You have an EU RAZR right? I can walk you through it, it's really simple


----------



## gearsofwar

Would this work for the bionic too?


----------



## -TSON-

The bionic has its own SBFs, no.


----------



## jfolk53

-TSON- said:


> You have an EU RAZR right? I can walk you through it, it's really simple


I would appreciate it! I have google translate on but still lost.Yep just got Razr yesterday, I have done rooting with one/click, working great and I've downloaded the unofficial bootstrap. Any idea when koush or jrummy will have full rom tools out??


----------



## TauntingBull

-TSON- said:


> The bionic has its own SBFs, no.


Are we ever gonna see RAZR's SBF?

The one for Bionic was released pretty quickly If I remember correctly......


----------



## -TSON-

We will, eventually. Might require having to bribe reps at a verizon store like 200 dollars in order to get the files, but we should eventually


----------



## eckdawg5

if I get the job we should have it within a couple weeks lol


----------



## _base2

eckdawg5 said:


> if I get the job we should have it within a couple weeks lol


Lol!! We should set up a donation base for bribery purposes only lol 
[sent from the _base2 xoom]


----------



## jtclarke88

_base2 said:


> Lol!! We should set up a donation base for bribery purposes only lol
> [sent from the _base2 xoom]


I second that.
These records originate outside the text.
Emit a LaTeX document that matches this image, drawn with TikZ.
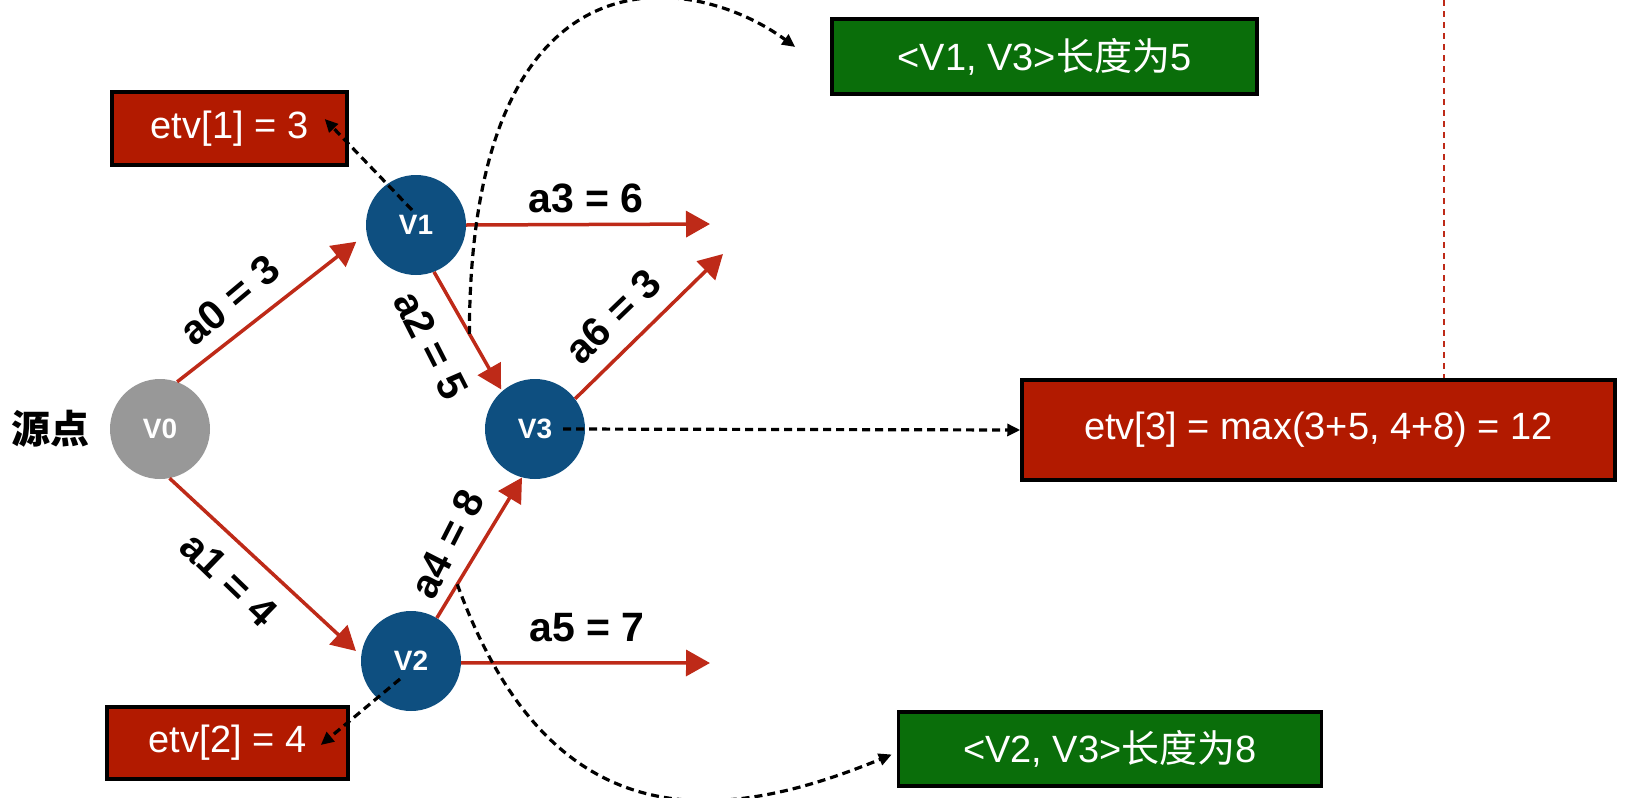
\documentclass[tikz,border=0pt]{standalone}
\usepackage{fontspec}
\setmainfont{Liberation Sans}
\newfontfamily\cjk{Noto Sans CJK SC}
\usetikzlibrary{arrows.meta,calc}
\definecolor{nodeblue}{HTML}{0E4F80}
\definecolor{nodegrey}{HTML}{989898}
\definecolor{boxred}{HTML}{B21A00}
\definecolor{boxgreen}{HTML}{0A6E0A}
\definecolor{arrowred}{HTML}{BE2A18}
\begin{document}
\begin{tikzpicture}[x=1pt,y=-1pt,
  vert/.style={circle,minimum size=100pt,inner sep=0pt,fill=nodeblue,text=white,font=\bfseries\fontsize{28}{30}\selectfont},
  infobox/.style={draw=black,line width=3.5pt,fill=boxred,text=white,inner sep=0pt,font=\fontsize{38}{42}\selectfont},
  greenbox/.style={infobox,fill=boxgreen},
  edge/.style={draw=arrowred,line width=3.5pt,-{Triangle[length=24pt,width=26pt]}},
  lbl/.style={font=\bfseries\fontsize{41}{44}\selectfont,inner sep=0pt},
  ptr/.style={draw=black,line width=3.2pt,dash pattern=on 8pt off 5pt,-{Triangle[length=13pt,width=12pt]}},
  guide/.style={draw=arrowred,line width=2.2pt,dash pattern=on 6pt off 5pt},
]
\useasboundingbox (0,0) rectangle (1650,798);

% vertices
\node[vert,fill=nodegrey] (V0) at (160,429) {V0};
\node[vert] (V1) at (416,225) {V1};
\node[vert] (V2) at (411,661) {V2};
\node[vert] (V3) at (535,429) {V3};
\node[font=\cjk\bfseries\fontsize{39}{42}\selectfont,inner sep=0pt] (src) at (51,429) {源点};

% boxes
\node[infobox,minimum width=235pt,minimum height=73pt] (E1) at (229.5,128.5) {etv[1] = 3};
\node[infobox,minimum width=241pt,minimum height=72pt] (E2) at (227.5,743) {etv[2] = 4};
\node[greenbox,minimum width=425pt,minimum height=75pt] (G1) at (1044.5,56.5) {<V1, V3>{\cjk 长度为}5};
\node[greenbox,minimum width=423pt,minimum height=74pt] (G2) at (1110,749) {<V2, V3>{\cjk 长度为}8};
\node[infobox,minimum width=593pt,minimum height=100pt] (BIG) at (1318.5,430) {etv[3] = max(3+5, 4+8) = 12};

% free ends
\coordinate (a3end) at (710,224);
\coordinate (a5end) at (710,663);
\coordinate (a6end) at (723,254);
\coordinate (topend) at (1444,0);

% edges
\path[edge,shorten >=13pt] (V0.70) -- (V1.190);
\path[edge,shorten >=7pt] (V0.281) -- (V2.174);
\path[edge,shorten >=2pt] (V1.291) -- coordinate[pos=0.52] (c1) (V3.131);
\path[edge] (V1.0) -- (a3end);
\path[edge] (V2.59) -- coordinate[pos=0.24] (c2) (V3.255);
\path[edge] (V2.358) -- (a5end);
\path[edge] (V3.37) -- (a6end);

% edge labels
\node[lbl] (l3) at (586,198) {a3 = 6};
\node[lbl] (l5) at (587,628) {a5 = 7};
\node[lbl,rotate=40] (l0) at (230,300) {a0 = 3};
\node[lbl,rotate=-44] (l1) at (229,579) {a1 = 4};
\node[lbl,rotate=-63] (l2) at (431,345) {a2 = 5};
\node[lbl,rotate=44] (l6) at (613,316) {a6 = 3};
\node[lbl,rotate=63] (l4) at (447,544) {a4 = 8};

% pointers
\draw[ptr] ([shift={(-4,-15)}]V1.center) -- ([shift={(-24,-9.5)}]E1.east);
\draw[ptr] ([shift={(-11,18)}]V2.center) -- ([shift={(-29,2)}]E2.east);
\draw[ptr] ([shift={(28,0)}]V3.center) -- (BIG.west);
\draw[ptr] (c1) .. controls (470,-60) and (690,-30) .. ($(G1.west)+(-35,-9.5)$);
\draw[ptr] (c2) .. controls (547,831) and (707,831) .. ($(G2.west)+(-5,5.5)$);

% guide line
\path[guide] (topend) -- (topend |- BIG.north);
\end{tikzpicture}
\end{document}
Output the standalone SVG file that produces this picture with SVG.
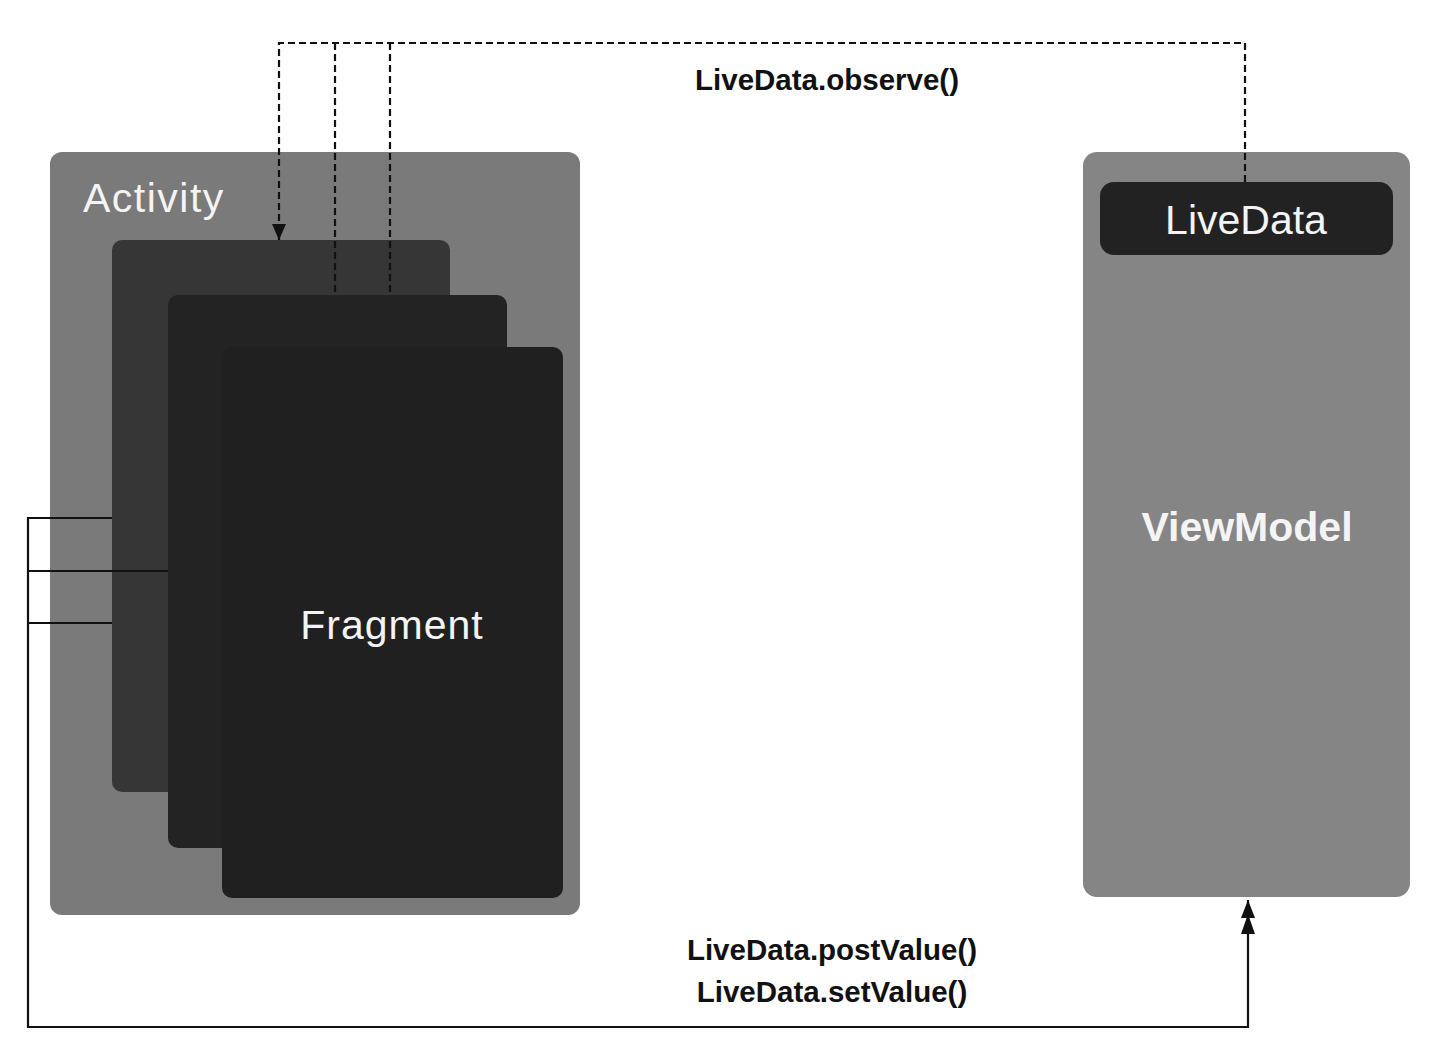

Itd be worth it.


----------



## _base2

they're doing a similar thing over at xda on unlocking the BL... i don't see why we can't as well... just accept pledges for anyone who gets a verifiable signed fxz file for us. might not be feasible, so i think the "pledge" system would be better than the donation system... i'm down, you can put me down for some $ if we get it started for sure


----------



## simon_lefisch

_base2 said:


> they're doing a similar thing over at xda on unlocking the BL... i don't see why we can't as well... just accept pledges for anyone who gets a verifiable signed fxz file for us. might not be feasible, so i think the "pledge" system would be better than the donation system... i'm down, you can put me down for some $ if we get it started for sure


+1


----------